We used the occasion to stream video (with audio) to/from Terry, vacationing with family on the Oregon coast. Both ends used Apple laptops running iChat, with vidcams connected by firewire. Down the road we plan to host multiple real time clients, funds permitting. Don and I agree our setup was too obtrusive; we'll try a different arrangement at our next opportunity (maybe shoot from the side office, putting the computer on Terry's desk?).
Does Sam's invention have commercial (.com) or military (.mil) applications? Might NGOs use it in emergency relief situations (.org)? Possibly. David Feinstein's earlier remark, that it's a solution in search of a problem, seems on target. However David Ulmer felt it'd be of immediate relevance as a teaching tool and encouraged Sam to make it available to universities (.edu).
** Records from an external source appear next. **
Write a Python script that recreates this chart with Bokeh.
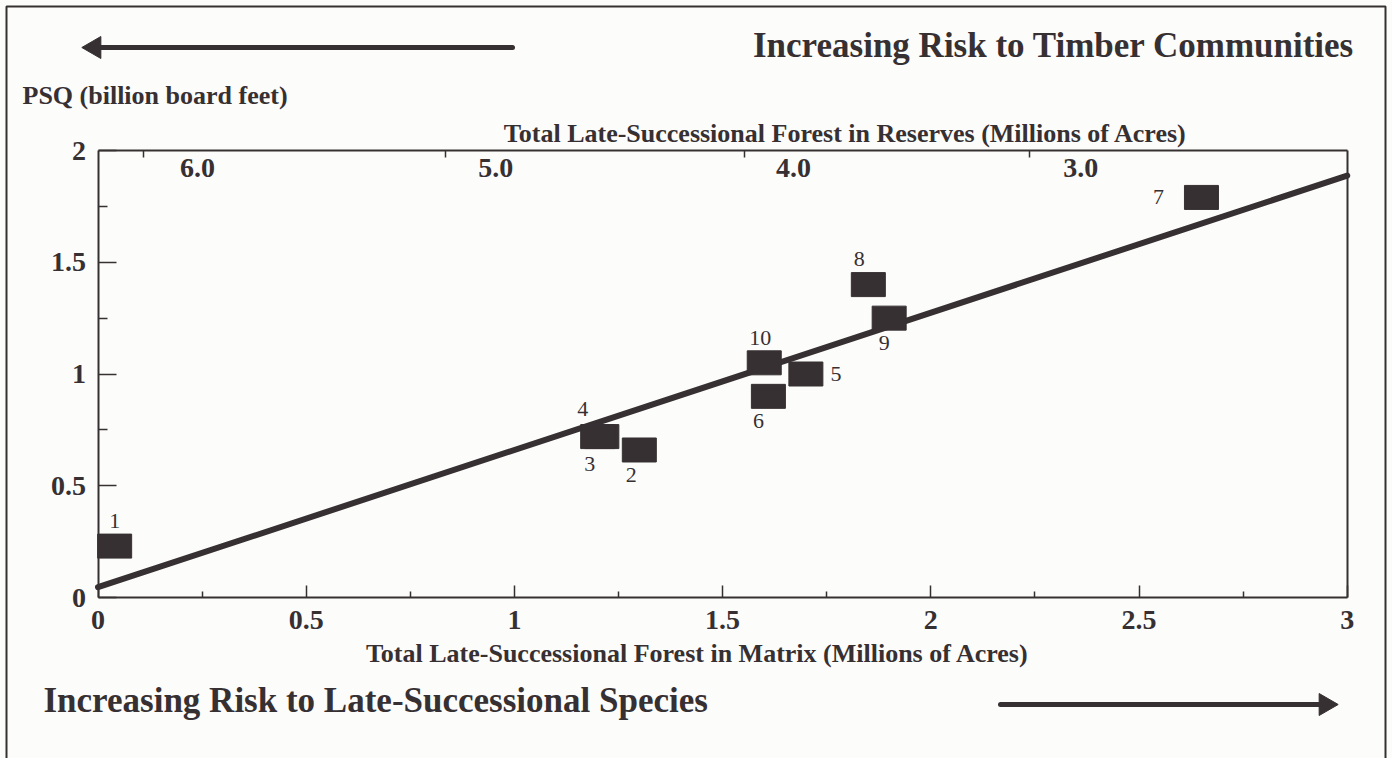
import math
from bokeh.plotting import figure
from bokeh.models import Range1d, LinearAxis, FixedTicker, Label, ColumnDataSource
from bokeh.core.properties import value
from bokeh.embed import file_html
from bokeh.resources import INLINE

# ---------------- data ----------------
alt_ids = ["1", "2", "3", "4", "5", "6", "7", "8", "9", "10"]
matrix_acres = [0.04, 1.30, 1.21, 1.20, 1.70, 1.61, 2.65, 1.85, 1.90, 1.60]   # millions of acres
psq_bbf = [0.23, 0.66, 0.72, 0.72, 1.00, 0.90, 1.79, 1.40, 1.25, 1.05]       # billion board feet

fit_x = [0.0, 3.0]
fit_y = [0.046, 1.888]

x_ticks = [0, 0.5, 1, 1.5, 2, 2.5, 3]
x_minor = [0.25, 0.75, 1.25, 1.75, 2.25, 2.75]
y_ticks = [0, 0.5, 1, 1.5, 2]
y_minor = [0.25, 0.75, 1.25, 1.75]
reserve_labels = ["6.0", "5.0", "4.0", "3.0"]
reserve_tick_pos = [0.109, 0.835, 1.552, 2.237]     # located on the matrix scale
reserve_label_pos = [0.239, 0.955, 1.670, 2.360]

# ---------------- layout / style ----------------
label_dx = [0, -8, -12, -15, 30, -10, -43, -9, -5, -4]
label_dy = [-25, 25, 27, -28, 0, 25, 0, -26, 25, -25]

INK = "#373033"
BG = "#fcfcfa"
SERIF = "Liberation Serif"
W, H = 1392, 758
PX_PER_X, PX_PER_Y = 416.4, 223.5
X0_PX, Y0_PX = 97.5, 597.0

p = figure(width=W, height=H, output_backend="svg", toolbar_location=None, title=None,
           x_range=Range1d(-X0_PX / PX_PER_X, (W - X0_PX) / PX_PER_X),
           y_range=Range1d((Y0_PX - H) / PX_PER_Y, Y0_PX / PX_PER_Y),
           min_border=0, background_fill_color=BG, border_fill_color=BG,
           x_axis_location=None, y_axis_location=None)
p.grid.visible = False
p.outline_line_color = None


def style_axis(ax, labels=True):
    ax.axis_line_color = INK
    ax.axis_line_width = 2
    ax.major_tick_line_color = INK
    ax.minor_tick_line_color = INK
    ax.major_tick_line_width = 1.5
    ax.minor_tick_line_width = 1.5
    ax.major_tick_out = 0
    ax.minor_tick_out = 0
    ax.major_label_text_font = SERIF
    ax.major_label_text_font_style = "bold"
    ax.major_label_text_font_size = "28px"
    ax.major_label_text_color = INK if labels else None


xax = LinearAxis(ticker=FixedTicker(ticks=x_ticks, minor_ticks=x_minor), fixed_location=0,
                 bounds=(0, 3))
style_axis(xax)
xax.major_tick_in = 12
xax.minor_tick_in = 6
xax.major_label_standoff = 13
p.add_layout(xax, "below")

yax = LinearAxis(ticker=FixedTicker(ticks=y_ticks, minor_ticks=y_minor), fixed_location=0,
                 bounds=(0, 2))
style_axis(yax)
yax.major_tick_in = 18
yax.minor_tick_in = 9
yax.major_label_standoff = 12
p.add_layout(yax, "left")

top = LinearAxis(ticker=FixedTicker(ticks=reserve_tick_pos, minor_ticks=[]), fixed_location=2,
                 bounds=(0, 3))
style_axis(top, labels=False)
top.major_tick_in = 7
p.add_layout(top, "above")

right = LinearAxis(ticker=FixedTicker(ticks=[], minor_ticks=[]), fixed_location=3, bounds=(0, 2))
style_axis(right, labels=False)
p.add_layout(right, "right")

# regression line
p.line(fit_x, fit_y, line_width=6, line_color=INK, line_cap="round")

src = ColumnDataSource(dict(x=matrix_acres, y=psq_bbf, lab=alt_ids, dx=label_dx, dy=label_dy))
p.rect("x", "y", width=34, height=24, width_units="screen", height_units="screen",
       source=src, fill_color=INK, line_color=INK)
p.text("x", "y", text="lab", x_offset="dx", y_offset="dy", source=src,
       text_font=value(SERIF), text_font_size="22px", text_color=INK,
       text_align="center", text_baseline="middle")

for lab_txt, xp in zip(reserve_labels, reserve_label_pos):
    p.add_layout(Label(x=xp, y=2, y_offset=-17, text=lab_txt, text_font=SERIF,
                       text_font_style="bold", text_font_size="28px", text_color=INK,
                       text_align="center", text_baseline="middle"))


def px_x(px):
    return (px - X0_PX) / PX_PER_X


def px_y(py):
    return (Y0_PX - py) / PX_PER_Y


def lab(xpx, ypx, text, size, align="left"):
    p.add_layout(Label(x=px_x(xpx), y=px_y(ypx), text=text, text_font=SERIF,
                       text_font_style="bold", text_font_size=size, text_color=INK,
                       text_align=align, text_baseline="middle"))


lab(1354, 45, "Increasing Risk to Timber Communities", "35px", align="right")
lab(22, 95, "PSQ (billion board feet)", "26px")
lab(845, 133, "Total Late-Successional Forest in Reserves (Millions of Acres)", "26px", align="center")
lab(697, 653, "Total Late-Successional Forest in Matrix (Millions of Acres)", "26px", align="center")
lab(43, 700, "Increasing Risk to Late-Successional Species", "35px")

# direction arrows (shaft + head)
p.segment(x0=[px_x(512), px_x(1000)], y0=[px_y(47), px_y(704)],
          x1=[px_x(98), px_x(1322)], y1=[px_y(47), px_y(704)],
          line_color=INK, line_width=5, line_cap="round")
p.scatter(x=[px_x(94), px_x(1325)], y=[px_y(47), px_y(704)], marker="triangle", size=22,
          angle=[math.pi / 2, -math.pi / 2], fill_color=INK, line_color=INK)

# page border (left, top, right)
p.line([px_x(6), px_x(6), px_x(1385), px_x(1385)], [px_y(800), px_y(6), px_y(6), px_y(800)],
       line_color=INK, line_width=2)

open("out.html", "w").write(file_html(p, INLINE))
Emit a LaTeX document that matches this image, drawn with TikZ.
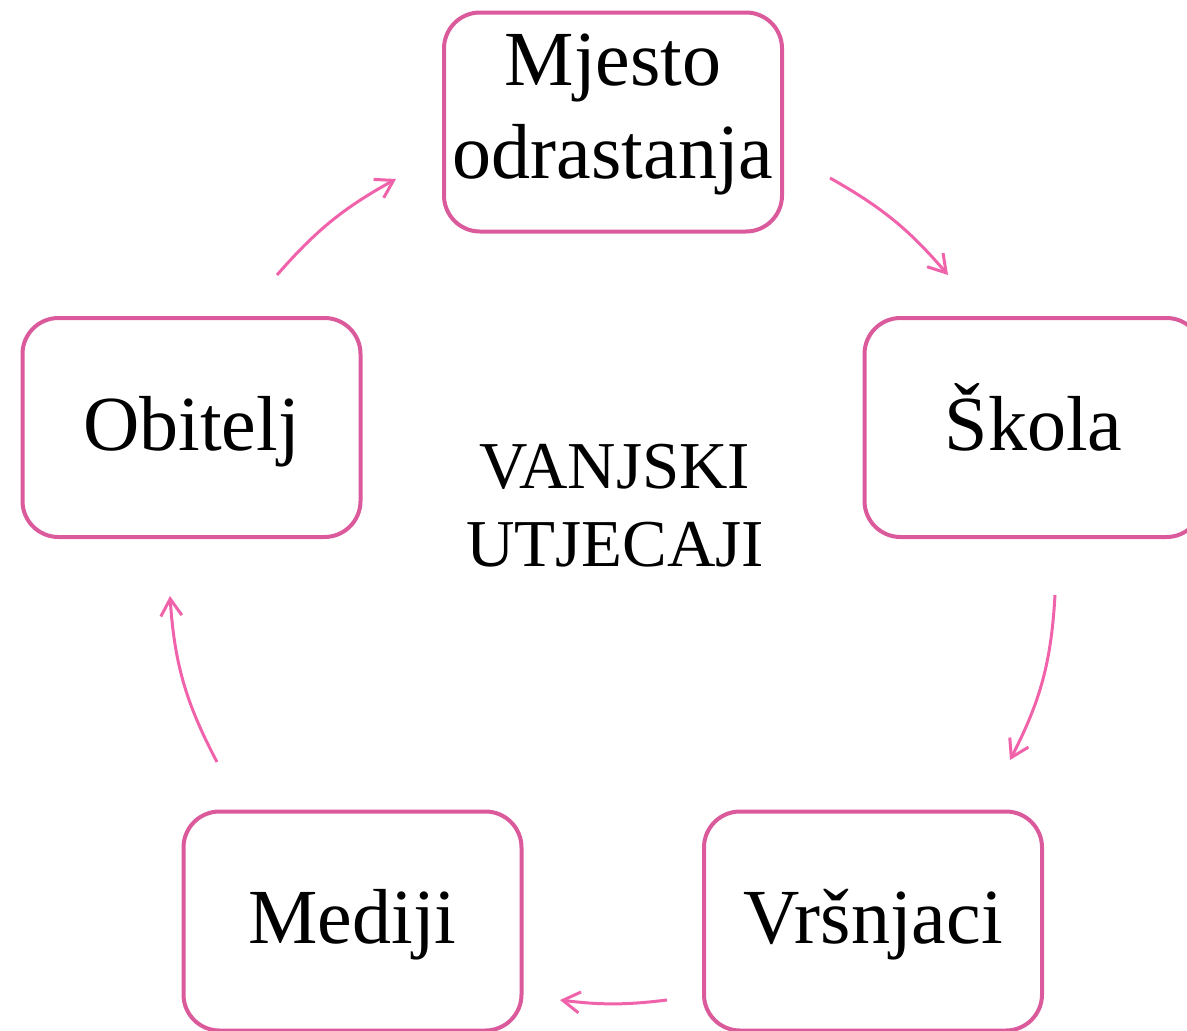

I enjoyed catching up with Julian after so long -- he's been very busy with his hemoglobin sculpture, nearly finished. He's hoping to meet up with Kenneth Snelson this fall. Sam, a long time student of tensegrity, would like to meet Ken as well.
Other threads:
I watched Cinderella Man at the Bagdad last night; Russell Crowe goes back to playing a gladiator, after playing a mathematician in between (link: a spoof with no Netflix listing -- sigh). What's more hypocritical than an adult who decries violent video games and then pays to watch this barbaric sport, wherein the injuries are real? Million Dollar Baby was just as depressing. NBC's The Contender: pure exploitation.
I'm enjoying Agile Web Development with Rails, purchased at OSCON. Powell's sold a ton of 'em, thanks to Ruby's high profile at this conference. Unfortunately, none of my ISPs currently support the Ruby on Rails option.